Darwin's Orchestra by Michael Sims, Henry Holt and Company, $30.00, 508 pages.





The News & Observer

June 22, 1997


Whimsical essays on science and nature


By Phillip Manning


In this hype-saturated age, nonfiction books often promise better sex or more money or something equally desirable to entice us to buy. Even science books -- normally a modest genre -- are caught up in this avalanche. It's no longer enough for a book to simply impart knowledge. Nowadays, it must be BIG knowledge, the kind that will save your life or at least allow you to impress your friends. Consequently, it's rare to run into a science book that promises nothing but the rarest commodity of all -- a good read.

"Darwin's Orchestra" is that. It's also quirky, nicely written, and full of gossipy tidbits. Where else can you find out that Vladimir Nabokov once proved "with diagrams, no less -- that the insect in Kafka's 'Metamorphosis' could not have possibly been a cockroach." Or that the tiny island of Nauru has "the highest income per capita of any nation in the Pacific." Or that source of its wealth is guano.

The book is composed of 366 short essays, one for every day of the year. Each essay commemorates an event that illustrates the role nature (or science) has played in history and the arts. But the author stretches the definition of "nature." Rousseau's cats are here, as is the story of the famously inaccurate rhinoceros sketched by Durer in 1515. P.T. Barnum's fake mermaid gets as much space as Martha, the last passenger pigeon; and the "Big Bang" theory rubs shoulders with the Piltdown Man hoax. Author Michael Sims justifies their inclusion by quoting from Humpty-Dumpty: "Whenever I make a word do a lot of extra work like that, I always pay it extra." The author clearly owes "nature" overtime wages.

Nevertheless, nature has played an important role in history and the arts. The essay for February 29 is an example. In 1503, Christopher Columbus beached his ships on Jamaica for repairs. The Spaniards depended on the natives for food, but after sponging off them for months, relations had soured. Without provisions, Columbus and his men could not leave, and the natives were growing more irate. Columbus consulted his astronomy book. He told the natives that the Lord was angry with them for not providing food, and that God would show his disapproval "on the face of the rising moon." On the following night, the natives stormed the Spaniards' ships, not with weapons but with food. Columbus and his men were saved -- thanks to a lunar eclipse.

Another essay shows how nature influenced literature. "I didn't like spiders at first," writes E.B White, "but then I began watching one of them and soon saw what a wonderful creature she was and what a skillful weaver." The result of White's study was "Charlotte's Web," a children's classic that is still a staple in bookstores nearly 50 years after its publication. According to the author, White's fascination with spiders lasted all his life. "When I get sick of what men do," White wrote, "I have only to walk a few steps in another direction to see what spiders do . . . This sustains me very well indeed."

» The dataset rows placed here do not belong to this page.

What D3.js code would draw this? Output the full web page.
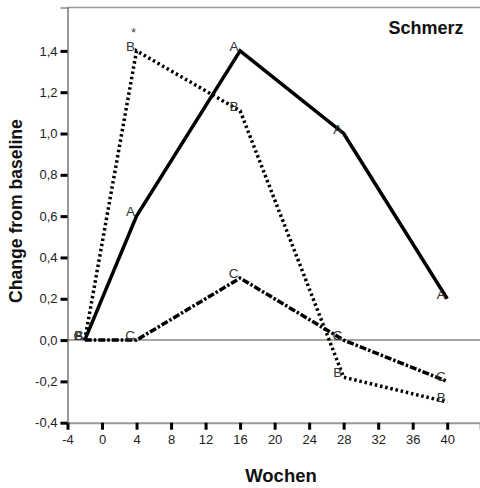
<!DOCTYPE html>
<html>
<head>
<meta charset="utf-8">
<script src="https://cdn.jsdelivr.net/npm/d3@7"></script>
<style>
  html, body { margin: 0; padding: 0; background: #fff; }
  svg { display: block; font-family: Arial, "Liberation Sans", sans-serif; }
</style>
</head>
<body>
<svg id="chart" width="480" height="488"></svg>
<script>
// weeks on x, change from baseline on y
const weeks = [-2, 4, 16, 28, 40];
const seriesA = [0, 0.6, 1.4, 1.0, 0.2];
const seriesB = [0, 1.4, 1.11, -0.18, -0.3];
const seriesC = [0, 0, 0.3, 0.0, -0.2];
const xTicks = [-4, 0, 4, 8, 12, 16, 20, 24, 28, 32, 36, 40];
const yTicks = [-0.4, -0.2, 0, 0.2, 0.4, 0.6, 0.8, 1.0, 1.2, 1.4];
const starred = [{ series: 'B', week: 4 }];   // significance mark

const M = { left: 67.5, top: 7.5, right: 480, bottom: 422.7 };
const FONT = 'Arial, "Liberation Sans", sans-serif';

const svg = d3.select('#chart');
const x = d3.scaleLinear().domain([-4, 43.8]).range([M.left, M.right]);
const y = d3.scaleLinear().domain([-0.4, 1.61]).range([M.bottom, M.top]);
const comma = v => d3.format('.1f')(v).replace('.', ',').replace('\u2212', '-');

// frame: top + zero line
svg.append('line').attr('x1', M.left).attr('x2', M.right).attr('y1', M.top).attr('y2', M.top)
  .attr('stroke', '#999').attr('stroke-width', 1.5);
svg.append('line').attr('x1', M.left).attr('x2', M.right).attr('y1', y(0)).attr('y2', y(0))
  .attr('stroke', '#888').attr('stroke-width', 1.5);

const xAxis = svg.append('g').attr('transform', `translate(0,${M.bottom})`)
  .call(d3.axisBottom(x).tickValues(xTicks).tickSize(7).tickPadding(5)
    .tickFormat(v => String(v)));
xAxis.select('.domain').attr('stroke', '#999').attr('stroke-width', 2);

const yAxis = svg.append('g').attr('transform', `translate(${M.left},0)`)
  .call(d3.axisLeft(y).tickValues(yTicks).tickSize(7).tickPadding(3).tickFormat(comma));
yAxis.select('.domain').attr('stroke', '#555').attr('stroke-width', 1.2);

[xAxis, yAxis].forEach(g => {
  g.attr('font-family', FONT).attr('font-size', 13);
  g.selectAll('.tick line').attr('stroke', '#000').attr('stroke-width', 3);
  g.selectAll('.tick text').attr('fill', '#222');
});

// series lines
const series = [
  { name: 'A', values: seriesA, dash: null,        width: 3.5 },
  { name: 'B', values: seriesB, dash: '2.5,2.8',   width: 3.5 },
  { name: 'C', values: seriesC, dash: '7,2,2.5,2', width: 3.5 },
];
const line = d3.line().x(d => x(d[0])).y(d => y(d[1]));

series.forEach(s => {
  const pts = weeks.map((w, i) => [w, s.values[i]]);
  svg.append('path').datum(pts)
    .attr('d', line)
    .attr('fill', 'none')
    .attr('stroke', '#000')
    .attr('stroke-width', s.width)
    .attr('stroke-dasharray', s.dash)
    .attr('stroke-linejoin', 'miter');

  svg.append('g').selectAll('text').data(pts).join('text')
    .attr('x', d => x(d[0]) - 1.5)
    .attr('y', d => y(d[1]))
    .attr('text-anchor', 'end')
    .attr('font-size', 13.5)
    .attr('fill', '#333')
    .text(s.name);
});

starred.forEach(st => {
  const s = series.find(d => d.name === st.series);
  const i = weeks.indexOf(st.week);
  svg.append('text')
    .attr('x', x(st.week) - 3)
    .attr('y', y(s.values[i]) - 14)
    .attr('text-anchor', 'middle')
    .attr('font-size', 12)
    .attr('fill', '#333')
    .text('*');
});

// titles
svg.append('text')
  .attr('transform', `translate(22,211) rotate(-90)`)
  .attr('text-anchor', 'middle')
  .attr('font-size', 17.6).attr('font-weight', 'bold').attr('fill', '#111')
  .text('Change from baseline');

svg.append('text')
  .attr('x', 281).attr('y', 482)
  .attr('text-anchor', 'middle')
  .attr('font-size', 18.5).attr('font-weight', 'bold').attr('fill', '#111')
  .text('Wochen');

svg.append('text')
  .attr('x', 426).attr('y', 34)
  .attr('text-anchor', 'middle')
  .attr('font-size', 18).attr('font-weight', 'bold').attr('fill', '#111')
  .text('Schmerz');
</script>
</body>
</html>
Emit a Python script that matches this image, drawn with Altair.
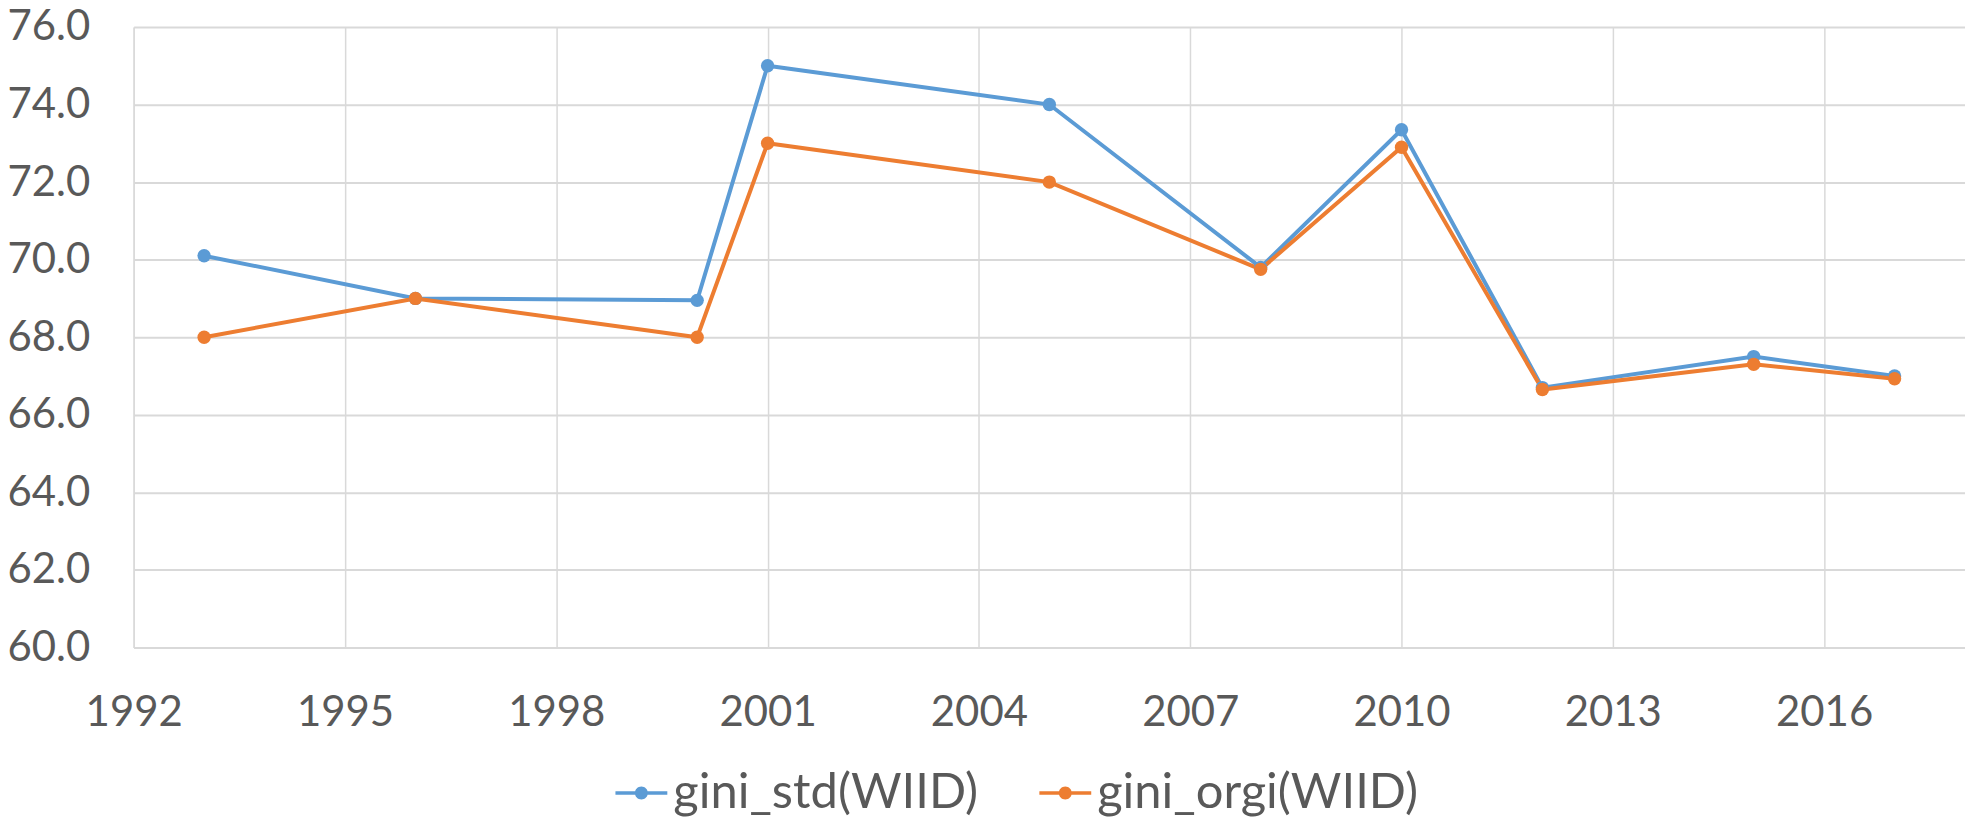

Pablo Picasso's interest in nature began at the age of nine, when he began sketching doves. "Picasso kept doves at several of his villas," the author writes, "and the birds appeared in [his] works throughout his life." The essay for April 19 commemorates the 1949 opening of the World Peace Conference. The organizers selected one of Picasso's dove sketches for the poster advertising the conference. This image, the so-called "Dove of Peace," became so famous that it is a cliché', adorning everything from record-album covers to dorm-room walls. Picasso's fondness for doves didn't stop with his art; he named his daughter Paloma, the Spanish word for "dove."

The blending of nature, science, history, and the arts reaches its whimsical peak in the essay from which the book takes its title. Although Darwin is best known for his theory of evolution, he spent his last years studying earthworms. To see how these creatures reacted to music, Darwin assembled a family orchestra. "Son Francis played a bassoon, grandson Bernard blew a whistle, and wife Emma played the piano. The audience barely reacted, but Darwin's little orchestra is remembered as one of the more amusing experiments in the history of science."

Surprisingly, Darwin's work on earthworms turned out to be valuable, showing how worms build and maintain the topsoil that is critical to life. Or perhaps it's not surprising; as Vladimir Nabokov says in another essay, "There is no science without fancy, and no art without facts."